Could you be an election worker?
There is a lot at stake with this election for LGBTQ equality. This would be a good year for more LGBTQ folks to get involved. If you are in good health, not immune-compromised, or with an underlying health condition that would put you at more risk during the pandemic, you might consider serving this election cycle. People who are 18 years or older and registered to vote in same county where they would work can apply. (You are registered to vote, aren’t you?) And the good news is that because election officials are expecting a large turnout this year, you’ll probably get hired! You’d earn at least federal minimum wage, but many counties are paying up to $14 an hour depending on what role you serve.
There are a few exceptions. Elected officials, candidates, their employees and family are not allowed to work in an election. And some high school students can participate as clerks at polling stations if they are 16 or older as part of the Student Election Clerk program.
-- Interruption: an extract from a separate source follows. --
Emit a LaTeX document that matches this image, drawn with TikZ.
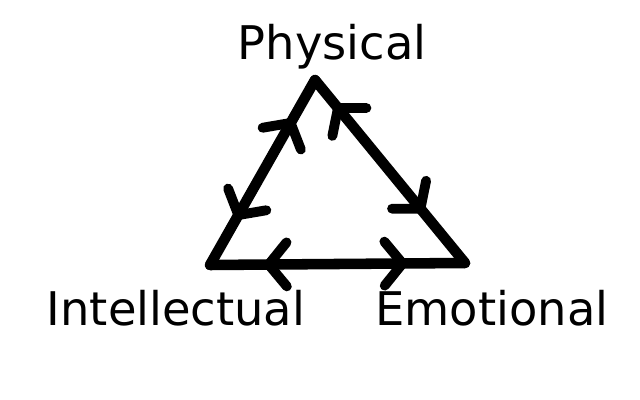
\documentclass[tikz,border=0pt]{standalone}
\usepackage{fontspec}
\setmainfont{DejaVu Sans}
\usepackage{tikz}
\usetikzlibrary{arrows.meta,decorations.markings,positioning}

\begin{document}
\begin{tikzpicture}[
    side/.style={draw, line width=7.5pt, line cap=round, line join=round},
    label/.style={anchor=base, inner sep=0pt, font=\fontsize{33}{40}\selectfont},
    >={Straight Barb[length=4.5mm, width=11mm, line width=7pt, line cap=round]}
]
    \useasboundingbox (0,0) rectangle (16,10);

    % Corners
    \coordinate (phys) at (7.875,8.0);
    \coordinate (intel) at (5.25,3.375);
    \coordinate (emo) at (11.625,3.425);

    % Labels
    \node[label] (physlabel) at (8.3,8.5) {Physical};
    \node[label] (intellabel) at (4.4,1.85) {Intellectual};
    \node[label] (emolabel) at (12.3,1.85) {Emotional};

    % Sides
    \path[side, postaction={decorate, decoration={markings,
        mark=at position 0.34 with {\arrow{<}},
        mark=at position 0.76 with {\arrow{>}}}}] (phys) -- (intel);
    \path[side, postaction={decorate, decoration={markings,
        mark=at position 0.25 with {\arrow{<}},
        mark=at position 0.73 with {\arrow{>}}}}] (phys) -- (emo);
    \path[side, postaction={decorate, decoration={markings,
        mark=at position 0.32 with {\arrow{<}},
        mark=at position 0.78 with {\arrow{>}}}}] (intel) -- (emo);
\end{tikzpicture}
\end{document}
What exactly does an election worker do?
The days can be long…up to 14 hours on some days. The polling stations have to be set up in the morning and secured each night after the polls close. Some staff assign voters with equipment and some check IDs as people show up to vote or to turn in their absentee or mail-in ballots. Some staff process ballots and paperwork. Others are there to answer questions from voters (this is a great role for bilingual folks because you can help serve as translators, too). Still other staff drive from polling location to location to help deliver or redistribute materials if one place experiences higher numbers of voters.
Want to apply?
Elections administrators won’t know exactly how many poll workers they will need or in what roles, but don’t let that stop you from applying. Some counties expect to need double their normal staff, and that will require not just adding those numbers but finding people to fill the spots of former staff who can’t return because of the coronavirus risk. You’ll be trained for whatever role they need filled before early voting starts on October 13th.
Visit the Help America Vote website and use their handy tool to find your county’s election official contact information, work hours, hourly wages, and to apply.
Poll workers play a crucial role in our election process. We can’t have a free and fair election without enough employees staffing polling locations and assisting voters. As a poll worker, you can help America vote.